IIn August of 1834, Baroness Micaela Pontalba was living in France and wrote to a New Orleans relative, mostly discussing her legal problems. In the letter, she wished she could come home to Louisiana in a balloon. Recently, there had been a planned Paris to London balloon flight, cancelled due to contrary winds. Since in two months’ time her father-in-law would shoot and badly injure her (and fatally wound himself), her instincts for a speedy departure were sound.
Ballooning began in France with the Montgolfier brothers in the 1780s. It soon spread to America. The first possible balloon ride on record in New Orleans might have come in the 1820s. The New London Gazette in Connecticut published a report May 16, 1827 that “Eugene Robertson, accompanied by a young lady, was to make an ascension in a balloon in New Orleans on the 22d of April.”
Balloons were usually made of silk, and were attached to a basket to hold passengers. Long cords, or tethers, dangled from the basket aloft. And, there were bags of ballast on board. As true today, there were two types of fuel: either hot air, then produced by a fire below the balloon, or gas, with which the balloon was inflated.
Cincinnati silversmith and acclaimed balloonist Richard Clayton would ascend above New Orleans in 1839. Gas was Clayton’s fuel of choice. Beginning at the Gas Works (burning coal to create gas for street lighting and located on Gravier Street at the river), Clayton ascended. On March 8, 1839 in The Picayune, he described his flight.
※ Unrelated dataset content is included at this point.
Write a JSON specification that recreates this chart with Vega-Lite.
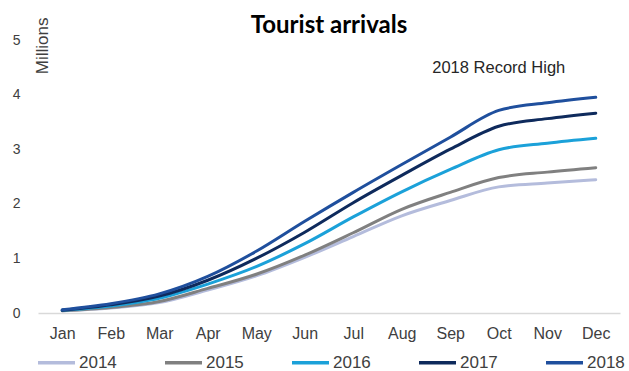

“The populous city of New Orleans was now wholly exposed to my view, with its magnificent buildings, its long line of ships, steamboats and other water craft. Then my attention was drawn to the surrounding woods, the lakes, the Mississippi which I could trace a number of miles in each direction… Fifteen minutes after starting I gained my greatest altitude, which was about a mile.”
Clayton began to descend before he reached Lake Pontchartrain and safely landed on the plantation of Louis Allard, near Bayou St. John, today’s City Park.
Besides providing props for photo booths, balloons in New Orleans have given culinary inspiration. Jules Alciatore at Antoine’s Restaurant was anxious to create a dish to honor Brazilian balloonist Alberto Santos-Dumont in the early 1900s. His mother recalled her late husband’s recipe from France honoring pioneer balloonist Montgolfier. So, Jules cut a heart shape out of parchment paper, wrapped a fillet of pompano and sauce, and voila! Pompano en Papillote ballooned up.
As in Pontalba’s day, not all balloon flights go as planned. Orleanians Cyril Laan and Tommy Coleman, balloon hobbyists, launched a gas balloon from City Park on May 30, 1986. The balloon ride aimed for the Atlantic Coast, and was a fundraiser for Storyland in the park. Sponsors would pledge per mile of the completed voyage. All did not go well. As reported by columnist Betty Guillaud in The Times Picayune June 13, when “the air currents had them on a course for Cuba, they decided to deflate and landed in a nearby swamp.”
“Not to worry,” Guillaud noted, “all the sponsors who had pledged big bucks paid off.”